Exercise data.
==================================================

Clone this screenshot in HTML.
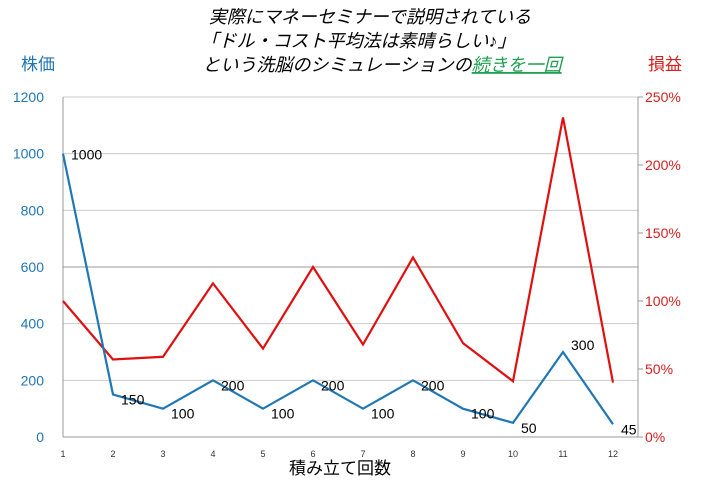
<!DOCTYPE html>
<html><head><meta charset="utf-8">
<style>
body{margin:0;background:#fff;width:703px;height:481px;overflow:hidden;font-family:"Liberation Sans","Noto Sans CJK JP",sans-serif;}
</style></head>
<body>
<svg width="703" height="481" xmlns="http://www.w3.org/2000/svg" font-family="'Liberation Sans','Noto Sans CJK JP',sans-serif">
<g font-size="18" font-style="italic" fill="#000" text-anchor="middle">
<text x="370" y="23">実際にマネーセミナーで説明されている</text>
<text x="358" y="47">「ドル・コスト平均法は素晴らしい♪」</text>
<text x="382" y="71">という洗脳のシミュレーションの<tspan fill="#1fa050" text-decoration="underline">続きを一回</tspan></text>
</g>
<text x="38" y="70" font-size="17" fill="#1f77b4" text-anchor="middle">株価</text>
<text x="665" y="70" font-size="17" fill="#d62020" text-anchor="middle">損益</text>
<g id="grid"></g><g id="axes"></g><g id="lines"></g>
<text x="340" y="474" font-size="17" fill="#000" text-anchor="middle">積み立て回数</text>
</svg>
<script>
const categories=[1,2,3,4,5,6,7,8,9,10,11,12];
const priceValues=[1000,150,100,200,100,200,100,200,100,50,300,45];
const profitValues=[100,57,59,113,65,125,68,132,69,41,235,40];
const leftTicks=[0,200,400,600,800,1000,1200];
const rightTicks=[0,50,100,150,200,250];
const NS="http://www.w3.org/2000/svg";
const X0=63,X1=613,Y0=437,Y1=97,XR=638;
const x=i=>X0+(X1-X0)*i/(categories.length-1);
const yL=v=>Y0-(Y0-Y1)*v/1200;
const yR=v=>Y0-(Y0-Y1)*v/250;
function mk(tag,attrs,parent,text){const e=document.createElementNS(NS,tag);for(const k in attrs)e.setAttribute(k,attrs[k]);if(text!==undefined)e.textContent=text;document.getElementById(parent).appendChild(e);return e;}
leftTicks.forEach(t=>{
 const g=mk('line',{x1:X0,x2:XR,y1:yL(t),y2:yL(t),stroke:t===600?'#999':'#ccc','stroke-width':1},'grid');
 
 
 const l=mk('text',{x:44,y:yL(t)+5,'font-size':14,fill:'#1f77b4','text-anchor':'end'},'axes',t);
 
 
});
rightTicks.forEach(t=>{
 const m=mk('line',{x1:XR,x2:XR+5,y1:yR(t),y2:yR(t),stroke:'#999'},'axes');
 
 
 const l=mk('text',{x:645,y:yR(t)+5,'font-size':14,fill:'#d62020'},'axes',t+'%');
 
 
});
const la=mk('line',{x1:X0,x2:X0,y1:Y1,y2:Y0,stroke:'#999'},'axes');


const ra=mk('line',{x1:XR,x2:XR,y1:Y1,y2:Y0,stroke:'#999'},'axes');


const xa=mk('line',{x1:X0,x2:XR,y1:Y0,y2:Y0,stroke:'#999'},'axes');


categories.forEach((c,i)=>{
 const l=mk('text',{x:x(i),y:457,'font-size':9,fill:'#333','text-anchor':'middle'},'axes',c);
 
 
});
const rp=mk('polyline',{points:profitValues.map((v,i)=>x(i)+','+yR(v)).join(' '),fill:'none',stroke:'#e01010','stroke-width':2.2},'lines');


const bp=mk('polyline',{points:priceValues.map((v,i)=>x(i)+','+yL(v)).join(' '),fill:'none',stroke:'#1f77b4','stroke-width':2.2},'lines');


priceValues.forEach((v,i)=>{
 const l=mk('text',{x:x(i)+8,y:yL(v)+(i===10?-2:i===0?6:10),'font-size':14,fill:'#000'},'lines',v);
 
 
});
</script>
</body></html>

==================================================

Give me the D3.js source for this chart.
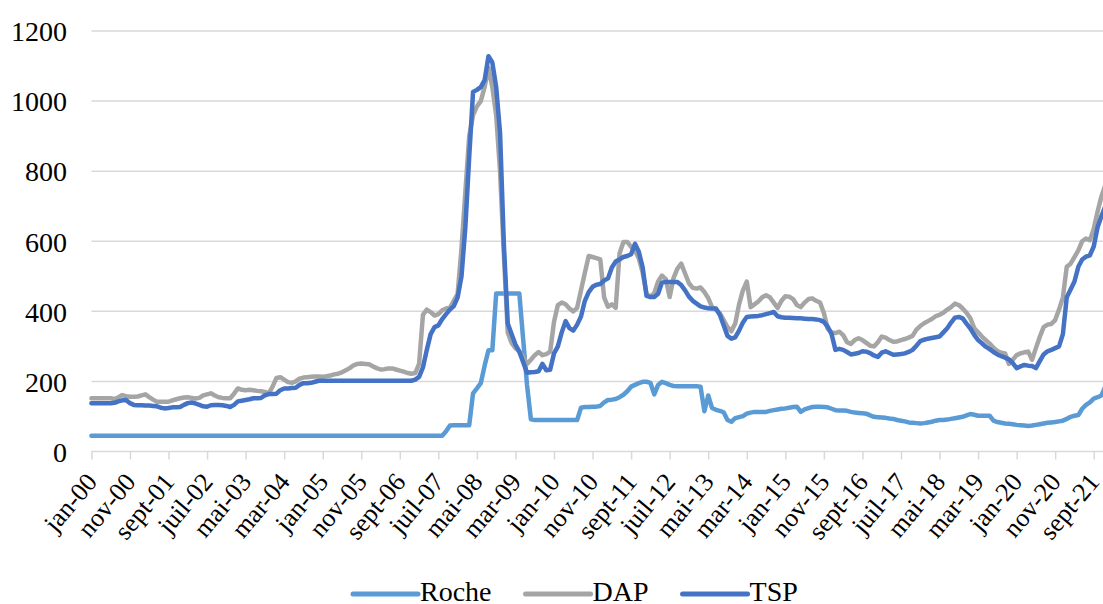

==================================================

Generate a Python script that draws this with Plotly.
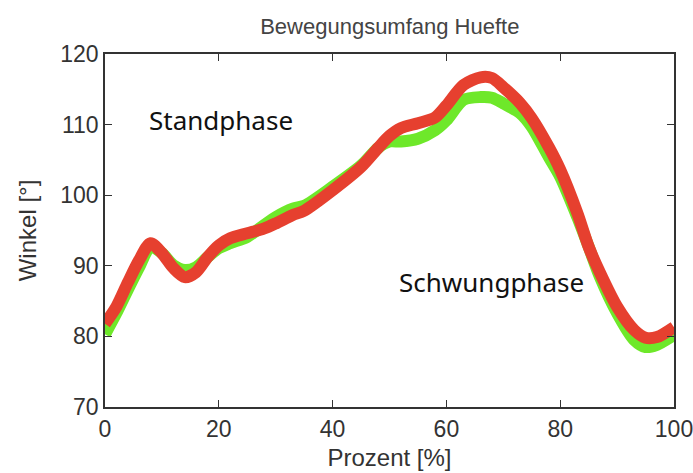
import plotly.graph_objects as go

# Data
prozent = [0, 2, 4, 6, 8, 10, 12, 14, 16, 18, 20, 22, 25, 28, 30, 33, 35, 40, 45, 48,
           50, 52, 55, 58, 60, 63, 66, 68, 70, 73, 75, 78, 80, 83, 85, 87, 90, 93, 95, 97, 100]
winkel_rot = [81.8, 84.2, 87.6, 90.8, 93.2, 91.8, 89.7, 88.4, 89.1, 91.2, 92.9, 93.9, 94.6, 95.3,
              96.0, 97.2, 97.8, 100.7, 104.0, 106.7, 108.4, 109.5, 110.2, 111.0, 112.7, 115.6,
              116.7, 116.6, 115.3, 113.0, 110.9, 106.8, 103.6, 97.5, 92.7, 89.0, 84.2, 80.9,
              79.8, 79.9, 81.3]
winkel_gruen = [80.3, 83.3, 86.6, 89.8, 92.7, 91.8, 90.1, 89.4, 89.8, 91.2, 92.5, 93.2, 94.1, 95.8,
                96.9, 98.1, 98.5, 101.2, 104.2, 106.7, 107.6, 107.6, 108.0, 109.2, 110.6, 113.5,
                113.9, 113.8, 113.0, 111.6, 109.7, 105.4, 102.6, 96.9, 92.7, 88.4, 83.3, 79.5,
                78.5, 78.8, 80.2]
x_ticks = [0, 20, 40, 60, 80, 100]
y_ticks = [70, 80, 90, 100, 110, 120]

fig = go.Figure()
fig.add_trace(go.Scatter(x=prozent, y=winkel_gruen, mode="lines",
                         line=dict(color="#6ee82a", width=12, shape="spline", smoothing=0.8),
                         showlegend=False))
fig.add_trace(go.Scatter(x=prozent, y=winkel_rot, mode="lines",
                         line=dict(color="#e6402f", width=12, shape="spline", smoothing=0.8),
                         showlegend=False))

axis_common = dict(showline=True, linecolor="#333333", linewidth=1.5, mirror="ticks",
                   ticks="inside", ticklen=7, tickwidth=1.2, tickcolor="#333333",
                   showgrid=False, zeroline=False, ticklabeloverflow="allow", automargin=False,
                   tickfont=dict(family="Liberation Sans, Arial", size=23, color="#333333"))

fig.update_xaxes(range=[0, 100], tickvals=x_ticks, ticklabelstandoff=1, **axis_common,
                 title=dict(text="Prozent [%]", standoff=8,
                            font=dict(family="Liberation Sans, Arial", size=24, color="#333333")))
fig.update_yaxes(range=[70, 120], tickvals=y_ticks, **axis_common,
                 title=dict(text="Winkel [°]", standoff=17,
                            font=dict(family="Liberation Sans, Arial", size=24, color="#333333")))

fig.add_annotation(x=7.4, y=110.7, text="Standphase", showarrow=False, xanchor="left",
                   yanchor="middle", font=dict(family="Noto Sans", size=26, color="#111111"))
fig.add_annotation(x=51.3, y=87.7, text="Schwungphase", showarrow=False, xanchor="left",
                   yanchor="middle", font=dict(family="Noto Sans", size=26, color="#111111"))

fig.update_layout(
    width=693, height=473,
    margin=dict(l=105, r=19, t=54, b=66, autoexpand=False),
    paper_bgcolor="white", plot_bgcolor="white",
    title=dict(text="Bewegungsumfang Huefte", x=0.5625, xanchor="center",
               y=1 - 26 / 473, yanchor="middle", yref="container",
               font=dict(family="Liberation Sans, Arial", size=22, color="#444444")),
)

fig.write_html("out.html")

==================================================

Objective. Select every line in the material above where the string "script" occurs, and copy it.

Full output.
<script>
</script>
Generate a Python script that draws this with Plotly.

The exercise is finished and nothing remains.